## Problem statement
Pull out the lines running from the one with "Generate a Python" to the one with "dashes=(15, 2.2, 3.4, 2.2), zorder=2)", inclusive, word for word. Drop any picture.

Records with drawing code
※

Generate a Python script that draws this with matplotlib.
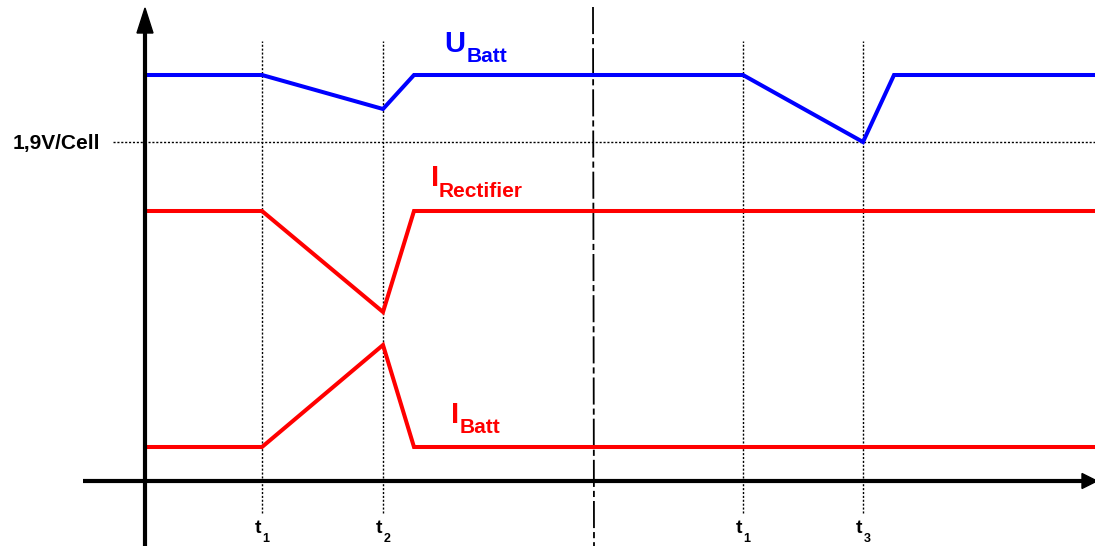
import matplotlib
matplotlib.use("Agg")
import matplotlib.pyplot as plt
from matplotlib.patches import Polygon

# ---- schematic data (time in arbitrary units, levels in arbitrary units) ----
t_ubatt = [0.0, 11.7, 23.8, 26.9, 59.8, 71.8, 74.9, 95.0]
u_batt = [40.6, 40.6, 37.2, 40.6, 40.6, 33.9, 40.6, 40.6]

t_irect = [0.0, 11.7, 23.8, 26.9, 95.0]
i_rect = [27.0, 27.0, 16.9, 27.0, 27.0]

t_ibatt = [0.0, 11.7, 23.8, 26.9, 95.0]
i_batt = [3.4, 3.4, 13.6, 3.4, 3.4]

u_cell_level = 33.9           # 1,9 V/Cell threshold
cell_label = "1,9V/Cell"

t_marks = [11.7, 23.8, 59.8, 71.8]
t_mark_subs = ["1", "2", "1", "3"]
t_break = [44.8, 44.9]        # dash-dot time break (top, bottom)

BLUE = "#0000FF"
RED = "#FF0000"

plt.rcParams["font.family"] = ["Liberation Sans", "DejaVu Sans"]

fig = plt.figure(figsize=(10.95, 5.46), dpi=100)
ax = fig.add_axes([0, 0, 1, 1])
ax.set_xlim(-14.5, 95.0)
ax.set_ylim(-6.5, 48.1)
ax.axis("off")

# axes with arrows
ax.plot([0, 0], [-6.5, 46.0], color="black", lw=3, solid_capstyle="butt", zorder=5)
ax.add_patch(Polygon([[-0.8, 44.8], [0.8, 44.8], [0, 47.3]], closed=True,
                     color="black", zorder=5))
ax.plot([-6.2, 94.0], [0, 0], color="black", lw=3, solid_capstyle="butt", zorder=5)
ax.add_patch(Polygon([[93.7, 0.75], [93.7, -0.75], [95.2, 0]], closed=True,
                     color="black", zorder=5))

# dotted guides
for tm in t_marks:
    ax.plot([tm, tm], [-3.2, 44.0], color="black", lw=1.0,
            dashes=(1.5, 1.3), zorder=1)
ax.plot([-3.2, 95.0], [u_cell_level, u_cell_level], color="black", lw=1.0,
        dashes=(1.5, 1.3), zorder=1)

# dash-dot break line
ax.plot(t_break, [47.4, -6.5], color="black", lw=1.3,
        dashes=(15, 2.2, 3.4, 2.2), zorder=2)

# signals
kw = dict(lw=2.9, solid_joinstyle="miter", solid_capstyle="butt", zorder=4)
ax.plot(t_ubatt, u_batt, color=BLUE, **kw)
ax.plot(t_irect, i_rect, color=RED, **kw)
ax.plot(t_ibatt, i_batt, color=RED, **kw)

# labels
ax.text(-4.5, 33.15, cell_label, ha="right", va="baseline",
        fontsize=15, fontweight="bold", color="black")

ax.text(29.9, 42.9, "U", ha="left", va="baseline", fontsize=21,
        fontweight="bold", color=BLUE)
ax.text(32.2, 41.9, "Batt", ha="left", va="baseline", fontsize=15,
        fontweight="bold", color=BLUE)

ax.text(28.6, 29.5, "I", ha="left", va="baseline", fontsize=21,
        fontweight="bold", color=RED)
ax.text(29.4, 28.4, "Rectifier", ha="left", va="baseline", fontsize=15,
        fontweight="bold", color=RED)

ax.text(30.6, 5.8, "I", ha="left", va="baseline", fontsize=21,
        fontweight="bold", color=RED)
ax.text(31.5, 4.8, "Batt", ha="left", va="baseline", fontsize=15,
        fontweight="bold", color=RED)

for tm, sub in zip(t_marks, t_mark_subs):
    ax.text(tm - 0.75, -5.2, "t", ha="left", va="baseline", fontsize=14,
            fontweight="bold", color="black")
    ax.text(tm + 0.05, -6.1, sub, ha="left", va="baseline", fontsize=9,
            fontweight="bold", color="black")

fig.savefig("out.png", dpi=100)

※

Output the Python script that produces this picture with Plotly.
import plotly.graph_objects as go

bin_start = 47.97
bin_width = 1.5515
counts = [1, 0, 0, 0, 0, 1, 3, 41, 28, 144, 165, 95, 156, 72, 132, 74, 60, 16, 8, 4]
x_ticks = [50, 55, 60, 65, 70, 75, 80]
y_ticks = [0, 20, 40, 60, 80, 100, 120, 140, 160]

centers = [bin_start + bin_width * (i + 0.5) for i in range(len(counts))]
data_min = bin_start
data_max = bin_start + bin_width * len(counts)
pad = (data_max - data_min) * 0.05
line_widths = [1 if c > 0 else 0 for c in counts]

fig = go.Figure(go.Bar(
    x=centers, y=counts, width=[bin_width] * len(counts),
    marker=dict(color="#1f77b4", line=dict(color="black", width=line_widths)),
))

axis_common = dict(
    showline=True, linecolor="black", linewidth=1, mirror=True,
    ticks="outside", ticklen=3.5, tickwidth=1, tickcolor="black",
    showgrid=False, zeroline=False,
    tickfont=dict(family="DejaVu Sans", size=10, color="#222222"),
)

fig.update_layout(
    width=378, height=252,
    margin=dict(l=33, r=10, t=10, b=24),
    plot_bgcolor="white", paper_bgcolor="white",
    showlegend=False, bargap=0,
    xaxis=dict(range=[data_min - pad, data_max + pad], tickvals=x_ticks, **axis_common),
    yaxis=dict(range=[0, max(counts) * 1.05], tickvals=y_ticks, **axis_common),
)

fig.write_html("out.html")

※

## The solution
Generate a Python script that draws this with matplotlib.
import matplotlib
matplotlib.use("Agg")
import matplotlib.pyplot as plt
from matplotlib.patches import Polygon

# ---- schematic data (time in arbitrary units, levels in arbitrary units) ----
t_ubatt = [0.0, 11.7, 23.8, 26.9, 59.8, 71.8, 74.9, 95.0]
u_batt = [40.6, 40.6, 37.2, 40.6, 40.6, 33.9, 40.6, 40.6]

t_irect = [0.0, 11.7, 23.8, 26.9, 95.0]
i_rect = [27.0, 27.0, 16.9, 27.0, 27.0]

t_ibatt = [0.0, 11.7, 23.8, 26.9, 95.0]
i_batt = [3.4, 3.4, 13.6, 3.4, 3.4]

u_cell_level = 33.9           # 1,9 V/Cell threshold
cell_label = "1,9V/Cell"

t_marks = [11.7, 23.8, 59.8, 71.8]
t_mark_subs = ["1", "2", "1", "3"]
t_break = [44.8, 44.9]        # dash-dot time break (top, bottom)

BLUE = "#0000FF"
RED = "#FF0000"

plt.rcParams["font.family"] = ["Liberation Sans", "DejaVu Sans"]

fig = plt.figure(figsize=(10.95, 5.46), dpi=100)
ax = fig.add_axes([0, 0, 1, 1])
ax.set_xlim(-14.5, 95.0)
ax.set_ylim(-6.5, 48.1)
ax.axis("off")

# axes with arrows
ax.plot([0, 0], [-6.5, 46.0], color="black", lw=3, solid_capstyle="butt", zorder=5)
ax.add_patch(Polygon([[-0.8, 44.8], [0.8, 44.8], [0, 47.3]], closed=True,
                     color="black", zorder=5))
ax.plot([-6.2, 94.0], [0, 0], color="black", lw=3, solid_capstyle="butt", zorder=5)
ax.add_patch(Polygon([[93.7, 0.75], [93.7, -0.75], [95.2, 0]], closed=True,
                     color="black", zorder=5))

# dotted guides
for tm in t_marks:
    ax.plot([tm, tm], [-3.2, 44.0], color="black", lw=1.0,
            dashes=(1.5, 1.3), zorder=1)
ax.plot([-3.2, 95.0], [u_cell_level, u_cell_level], color="black", lw=1.0,
        dashes=(1.5, 1.3), zorder=1)

# dash-dot break line
ax.plot(t_break, [47.4, -6.5], color="black", lw=1.3,
        dashes=(15, 2.2, 3.4, 2.2), zorder=2)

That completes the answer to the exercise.